One of the victims who was killed, Brian Jennings, was a youth pastor at a popular church in exurban Fort Worth, in a city called Burleson.  We here in the Fort Worth - Dallas area haven't heard much in the media from the church since the verdict in December, or after yesterday's hearing.  Therefore, it's hard to tell the extent to which they're taking an opportunity of extending Christ's compassion to Ethan's victims, his family, and even Ethan himself.  After all, as incredulous as we may be with the judge's verdict, it's hard to deny that there aren't serious problems in the Couch family that are beyond the scope of conventional therapy programs.  We should all be praying that God can use this entire mess for His glory.

After all, justice is one thing.  Mercy is another.  Even if legally, it could be proved that Judge Boyd provided justice in Ethan's case, she arguably should not have provided, as a judge, as great a degree of mercy to Ethan that she did.  Although forgiveness is a virtue, it doesn't necessarily revoke the ramifications of our actions.  Mercy is when we get something better than what we deserve, and it's a poor precedent for a judge to be setting in a court of justice.
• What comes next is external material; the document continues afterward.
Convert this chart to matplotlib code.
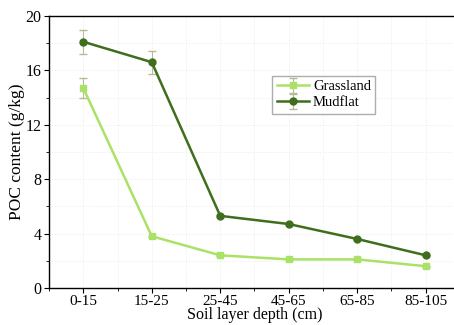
import numpy as np
import matplotlib.pyplot as plt
from matplotlib.ticker import MultipleLocator

plt.rcParams['font.family'] = ['Liberation Serif', 'DejaVu Serif']

depths = ["0-15", "15-25", "25-45", "45-65", "65-85", "85-105"]
grassland = [14.7, 3.8, 2.4, 2.1, 2.1, 1.6]
grassland_err = [0.75, 0.05, 0.05, 0.05, 0.05, 0.05]
mudflat = [18.1, 16.6, 5.3, 4.7, 3.6, 2.4]
mudflat_err = [0.9, 0.85, 0.05, 0.05, 0.05, 0.05]

fig = plt.figure(figsize=(4.54, 3.25), dpi=100)
ax = fig.add_axes([0.108, 0.114, 0.905, 0.837])

x = np.arange(len(depths))
ax.errorbar(x, grassland, yerr=grassland_err, color='#a9e266', marker='s', markersize=5,
            linewidth=1.8, ecolor='#b8b89a', elinewidth=0.8, capsize=3, label='Grassland')
ax.errorbar(x, mudflat, yerr=mudflat_err, color='#3f6e1c', marker='o', markersize=5,
            linewidth=1.8, ecolor='#b8b89a', elinewidth=0.8, capsize=3, label='Mudflat')

ax.set_xlim(-0.5, 5.5)
ax.set_ylim(0, 20)
ax.set_xticks(x)
ax.set_xticklabels(depths)
ax.xaxis.set_minor_locator(MultipleLocator(0.5))
ax.yaxis.set_major_locator(MultipleLocator(4))
ax.yaxis.set_minor_locator(MultipleLocator(2))
ax.tick_params(which='major', direction='out', length=3.5, labelsize=11.5, pad=2)
ax.tick_params(axis='x', which='major', labelsize=11, pad=1.5)
ax.tick_params(which='minor', direction='out', length=2.5)
ax.grid(which='both', color='#ececec', linestyle=':', linewidth=0.7)
ax.set_axisbelow(True)
for s in ax.spines.values():
    s.set_linewidth(1.0)

ax.set_xlabel('Soil layer depth (cm)', fontsize=11.5, labelpad=-0.5)
ax.set_ylabel('POC content (g/kg)', fontsize=12.5, labelpad=0)

ax.legend(loc='upper left', bbox_to_anchor=(0.543, 0.78), fontsize=10.5, frameon=True,
          fancybox=False, edgecolor='#999999', handlelength=2.2, borderpad=0.3,
          labelspacing=0.2, handletextpad=0.3, borderaxespad=0)

fig.savefig('out.png', dpi=100)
But even if Boyd threw the book at Ethan - and his family, it's entirely appropriate and Biblical that we still be merciful to them.  Our role as believers in Christ involves demonstrating the grace of God to people regardless of who they are, how rich they are, what they've done, or however lenient we think a judge has been towards them.  Courts of law should be a place for justice, but the Cross of Christ is the place of Mercy. 

Even if all we can do involves simply praying that somehow, in some way, God reveals His mercy to Ethan, his family, and his victims, in a way that supersedes the law.

Some residential lock-down clinic in Texas may help Ethan sober up.  But it's God's mercy that can heal him.

And us.


1 comment:

  1. People are outraged because innocent bystanders were harmed due to Ethan Couch's poor choices. Every citizen has a duty to behave in a manner that will not cause harm to fellow citizens. The dangers of intoxicated driving are not in dispute by people or the courts.

    What can we do? We can band together and demand harsher penalties and strict enforcement.

    We waste the time of our legislators and risk the lives of our police officers when the adjudication of laws and enforcement isn't taken seriously or carried out in the spirit and expectations of the people. We put every person at risk for needless and preventable injury and death by ignoring the inherent folly of intoxicated driving.

    My husband, a highly decorated soldier with nine deployments, was hit by an intoxicated driver in our front yard. She took his legs above the knees, broke his femurs, broke and dislocated his left arm, mangled his right arm and hand with an amputated thumb and later index finger. His survival is a miracle. The judge recommended two months in jail, which is less time than he spent confined to a hospital bed. Please read and share our story at braggwife.blogspot.com if you feel moved to do so.

    The only way for judges to get serious about intoxicated driving is for the people to unite and demand it. Harsher penalties and tough enforcement send clear messages making people think harder and smarter before driving while intoxicated.